Names and Locations of ACC Campuses and Business Center
2002-03
Campus Location Cypress Creek 1555 Cypress Creek Road Cedar Park, Texas 78613 Eastview 3401 Webberville Road Austin, Texas 78702 Northridge 11928 Stonehollow Drive Austin, Texas 78758 Pinnacle 7748 Highway 290 West Austin, Texas 78736 Rio Grande 1212 Rio Grande Street Austin, Texas 78701 Riverside 1020 Grove Boulevard Austin, Texas 78741 Highland Business Center 5930 Middle Fiskville Road Austin, TX 78752 Over the course of this rapid development, the cabinet style of governance had evolved to the point where each campus exercised independent decision making over such issues as scheduling, staffing, supervision of faculty and signature authority. The task of ensuring that the campuses worked in unison was left to division chairs and department heads whose primary jobs were to oversee services at individual campuses.
This management system also was referred to as an "umbrella" governance structure; campuses made independent decisions regarding instruction and then worked through coordinators to ensure that there were no conflicts between locations. However, in 1993, a Southern Association of Colleges and Schools (SACS) accreditation review team concluded that the umbrella system had grown unwieldy and recommended that ACC find ways to resolve its issues of board governance, policy implementation and an over-reliance on adjunct faculty.
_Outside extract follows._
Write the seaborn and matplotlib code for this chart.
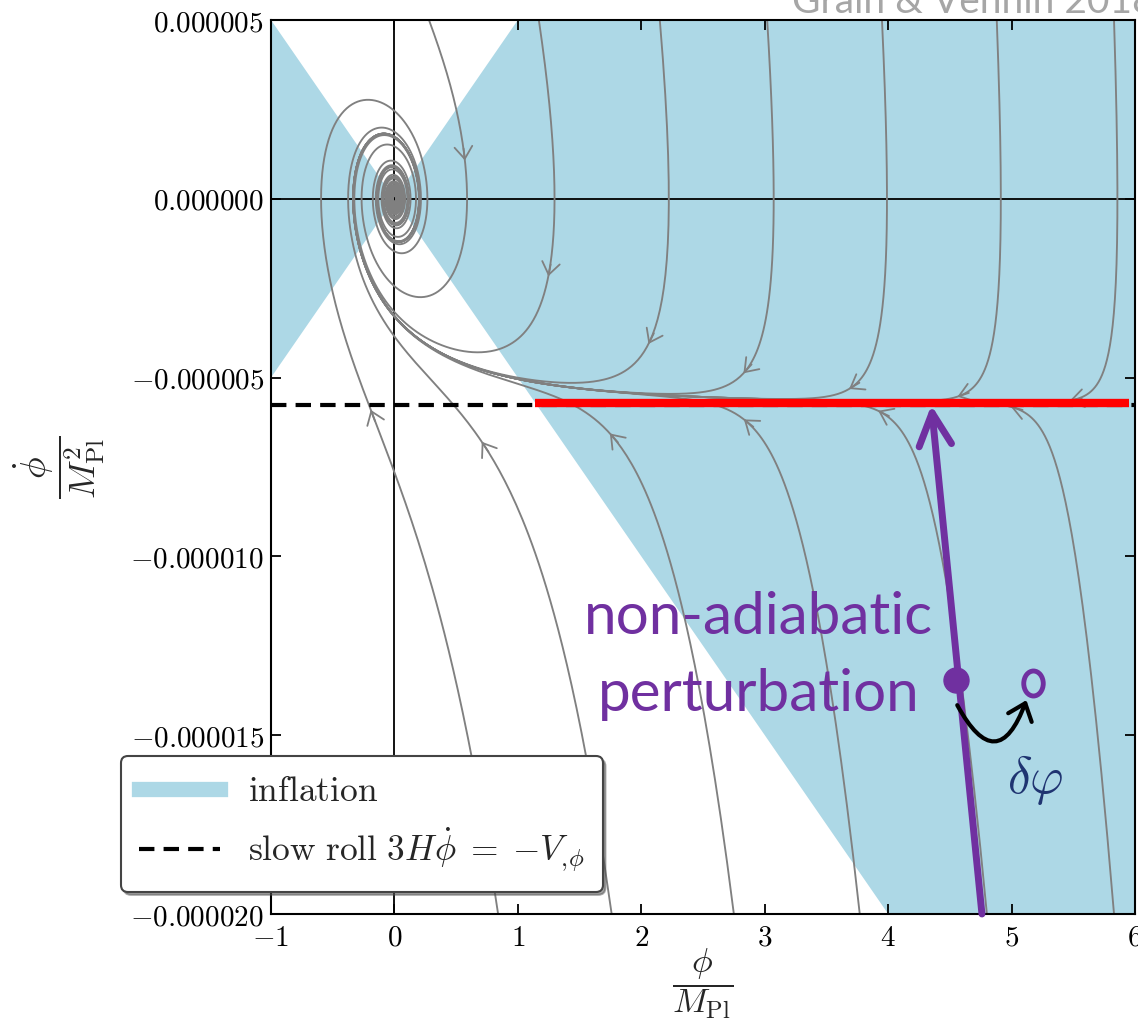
import numpy as np
import pandas as pd
import seaborn as sns
import matplotlib.pyplot as plt
from matplotlib.lines import Line2D
from matplotlib.path import Path
from matplotlib.markers import MarkerStyle
from matplotlib.transforms import Affine2D
from matplotlib.patches import FancyArrowPatch

# quadratic potential V = m^2 phi^2 / 2, mass (slope 5e-6)
mass = 7.07e-6
phi_lim = (-1, 6)
phidot_lim = (-2.0e-5, 5.0e-6)

# where the drawn trajectories enter the frame (top edge / bottom edge)
top_entry_phi = [0.28, 1.17, 2.15, 3.02, 3.95, 4.88, 5.83]
bottom_entry_phi = [0.84, 1.76, 2.75, 3.77, 4.80, 5.83]

x_ticks = [-1, 0, 1, 2, 3, 4, 5, 6]
y_ticks = [5e-6, 0.0, -5e-6, -1e-5, -1.5e-5, -2e-5]

# slide annotations drawn on top
red_segment_phi = [1.14, 5.95]
kick_from = (4.76, -2.0e-5)
kick_to = (4.35, -5.77e-6)
before_kick = (4.55, -1.347e-5)
after_kick = (5.17, -1.353e-5)
shift_start = (4.56, -1.416e-5)
shift_end = (5.12, -1.402e-5)


def rhs(p, u):
    # time in units of 1/m, velocity in units of m
    hubble = np.sqrt((p ** 2 + u ** 2) / 6.0)
    return u, -3.0 * hubble * u - p


n_top = len(top_entry_phi)
p = np.array(top_entry_phi + bottom_entry_phi, dtype=float)
u = np.array([phidot_lim[1]] * n_top + [phidot_lim[0]] * len(bottom_entry_phi)) / mass

dt, n_steps, keep = 0.004, 30000, 5
saved_p, saved_u = [p.copy()], [u.copy()]
for step in range(1, n_steps + 1):
    a1, b1 = rhs(p, u)
    a2, b2 = rhs(p + 0.5 * dt * a1, u + 0.5 * dt * b1)
    a3, b3 = rhs(p + 0.5 * dt * a2, u + 0.5 * dt * b2)
    a4, b4 = rhs(p + dt * a3, u + dt * b3)
    p = p + dt / 6 * (a1 + 2 * a2 + 2 * a3 + a4)
    u = u + dt / 6 * (b1 + 2 * b2 + 2 * b3 + b4)
    if step % keep == 0:
        saved_p.append(p.copy())
        saved_u.append(u.copy())
phi_path = np.array(saved_p)
phidot_path = np.array(saved_u) * mass

traj = pd.DataFrame({
    'phi': phi_path.T.ravel(),
    'phidot': phidot_path.T.ravel(),
    'line': np.repeat(np.arange(phi_path.shape[1]), phi_path.shape[0]),
})

sns.set_theme(style='ticks', rc={'font.family': 'serif', 'mathtext.fontset': 'cm'})

fig = plt.figure(figsize=(11.38, 10.24), dpi=100)
ax = fig.add_axes([271 / 1138, 1 - 914 / 1024, 864 / 1138, 894 / 1024])
ax.set_xlim(phi_lim)
ax.set_ylim(phidot_lim)

# inflating region: phidot^2 < V
phi_grid = np.linspace(phi_lim[0], phi_lim[1], 701)
edge = mass * np.abs(phi_grid) / np.sqrt(2)
ax.fill_between(phi_grid, -edge, edge, color='lightblue', lw=0, zorder=0)
ax.axhline(0, color='black', lw=1.3, zorder=1)
ax.axvline(0, color='black', lw=1.3, zorder=1)

sns.lineplot(data=traj, x='phi', y='phidot', units='line', estimator=None, sort=False,
             color='grey', linewidth=1.35, legend=False, ax=ax, zorder=2)

# one direction arrow per trajectory, at t = 0.7/m after entering
arrow_idx = int(round(0.7 / (dt * keep)))
for k in range(phi_path.shape[1]):
    a = ax.transData.transform((phi_path[arrow_idx - 1, k], phidot_path[arrow_idx - 1, k]))
    b = ax.transData.transform((phi_path[arrow_idx + 1, k], phidot_path[arrow_idx + 1, k]))
    d = (b - a) / np.hypot(*(b - a))
    ax.annotate('', xy=(phi_path[arrow_idx, k], phidot_path[arrow_idx, k]),
                xytext=(-12 * d[0], -12 * d[1]), textcoords='offset pixels',
                arrowprops=dict(arrowstyle='->,head_length=0.55,head_width=0.4', color='grey',
                                lw=1.3, mutation_scale=16, shrinkA=0, shrinkB=0), zorder=3)

slow_roll = -np.sqrt(2 / 3) * mass
sr_line = ax.axhline(slow_roll, color='black', lw=3, dashes=(3.7, 2.2), zorder=4,
                     label=r'$\mathrm{slow\ roll}\ 3H\dot{\phi}\;=\;{-}V_{,\!\phi}$')

sns.lineplot(x=red_segment_phi, y=[slow_roll + 0.06e-6] * 2, color='red', linewidth=6,
             solid_capstyle='butt', ax=ax, zorder=5)

purple = '#7030a0'
ax.annotate('', xy=kick_to, xytext=kick_from,
            arrowprops=dict(arrowstyle='->,head_length=0.9,head_width=0.45', color=purple,
                            lw=5, mutation_scale=26, shrinkA=0, shrinkB=0), zorder=6)
ax.plot(*before_kick, 'o', ms=18, color=purple, zorder=7)
oval = MarkerStyle(Path.unit_circle().transformed(Affine2D().scale(0.78, 1.0)))
ax.plot(*after_kick, marker=oval, ms=18, mfc='none', mec=purple, mew=3.5, zorder=7)
ax.add_patch(FancyArrowPatch(shift_start, shift_end, connectionstyle='arc3,rad=1.1',
                             arrowstyle='->,head_length=0.55,head_width=0.45', mutation_scale=20,
                             lw=3, color='black', shrinkA=0, shrinkB=0, zorder=7))

ax.text(2.953, -12.16e-6, 'non-adiabatic', family='Lato', fontsize=42, color=purple,
        ha='center', va='baseline', zorder=8)
ax.text(2.953, -14.31e-6, 'perturbation', family='Lato', fontsize=42, color=purple,
        ha='center', va='baseline', zorder=8)
ax.text(5.19, -16.25e-6, r'$\delta\varphi$', fontsize=37, color='#1f3471',
        ha='center', va='center', zorder=8)
fig.text(792 / 1138, 1 - 13 / 1024, 'Grain & Vennin 2018', family='Lato', fontsize=28,
         color='#a6a6a6', ha='left', va='baseline')

ax.set_xticks(x_ticks)
ax.set_yticks(y_ticks)
ax.xaxis.set_major_formatter(lambda v, pos: f'${v:.0f}$')
ax.yaxis.set_major_formatter(lambda v, pos: f'${v:.6f}$')
ax.tick_params(direction='in', top=True, right=True, length=7, width=1.3, labelsize=21,
               color='black', labelcolor='black')
ax.tick_params(axis='x', pad=7)
ax.tick_params(axis='y', pad=5)
for s in ax.spines.values():
    s.set_visible(True)
    s.set_linewidth(1.5)
    s.set_color('black')

ax.set_xlabel(r'$\dfrac{\phi}{M_{\rm Pl}}$', fontsize=25)
ax.set_ylabel(r'$\dfrac{\dot{\phi}}{M_{\rm Pl}^2}$', fontsize=26)
ax.xaxis.set_label_coords(0.5, -0.036)
ax.yaxis.set_label_coords(-0.19, 0.5)

infl_handle = Line2D([], [], color='lightblue', lw=11, solid_capstyle='projecting',
                     label=r'$\mathrm{inflation}$')
leg = ax.legend(handles=[infl_handle, sr_line], loc='lower left',
                bbox_to_anchor=(121 / 1138, 1 - 892 / 1024), bbox_transform=fig.transFigure,
                borderaxespad=0, fontsize=25.5, handlelength=2.3, borderpad=0.5,
                frameon=True, fancybox=True, shadow=True, framealpha=1, edgecolor='#444444')
leg.get_frame().set_linewidth(1.5)

fig.savefig('out.png', dpi=100)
On February 1, 1997, the Board of Trustees hired current President Dr. Richard W. Fonté, and charged him with bringing the college into compliance with SACS. The board also directed Fonté to implement the board policy mandating a "one-college" concept of governance intended to bring a greater degree of policy follow-through, cohesion among campuses and a uniformity of service delivery quality.
Exhibit 1-2 provides a summary of the three most important SACS findings from the 1993 report and the follow up report in 1996, the impetus for the one-college system of governance. The 1993 SACS report determined that ACC had an over-reliance on adjunct faculty and did not properly implement board policy. The 1996 report concluded that the college had poor board-level governance. Because ACC responded positively to its suggestions, SACS allowed the college to conduct an alternative self-study for accreditation review before the next SACS visit on March 3, 2003.
Exhibit 1-2 Source: 1993 and 1996 SACS Report and ACC Self-Study Proposal, 2000.
Finding Areas Covered by 1993 and 1996 SACS Recommendations
SACS Findings Area ACC Response Poor Board Level Governance (1996 Report)
- Implement governmental method based on the John Carver Policy Governance Model.
- Compressed and modified board policy manual.
Incomplete Policy Implementation Follow-through (1993 Report)
- Created institutional effectiveness model to integrate planning, budgeting, evaluation and assessment.
- Created Office of Institutional Effectiveness.
- Created and regularly updated institutional effectiveness initiatives including:
- College-wide Performance Measures;
- College-wide Baldrige Total Quality Management Initiatives;
- Key Process Reviews;
- Instructional Program Reviews;
- Unit-level Institutional Effectiveness Measures;
- College-wide Surveys; and
- Internal Auditor's Reports
Over-reliance on Adjunct Faculty (1993 Report)
- Hired more full-time faculty over a five-year period.
- Slightly decreased the number of adjunct faculty members.
- Limited the number of sections taught by adjuncts.
- Created board policy addressing faculty workloads and roles.
- Created board policy addressing employment of adjunct faculty.
President Fonté eliminated many faculty-held coordination and department head positions to lessen what he saw as a problematic bureaucratic structure. These positions and responsibilities were brought together in a more centrally controlled organizational structure designed to provide uniform service across campus locations while saving the college money.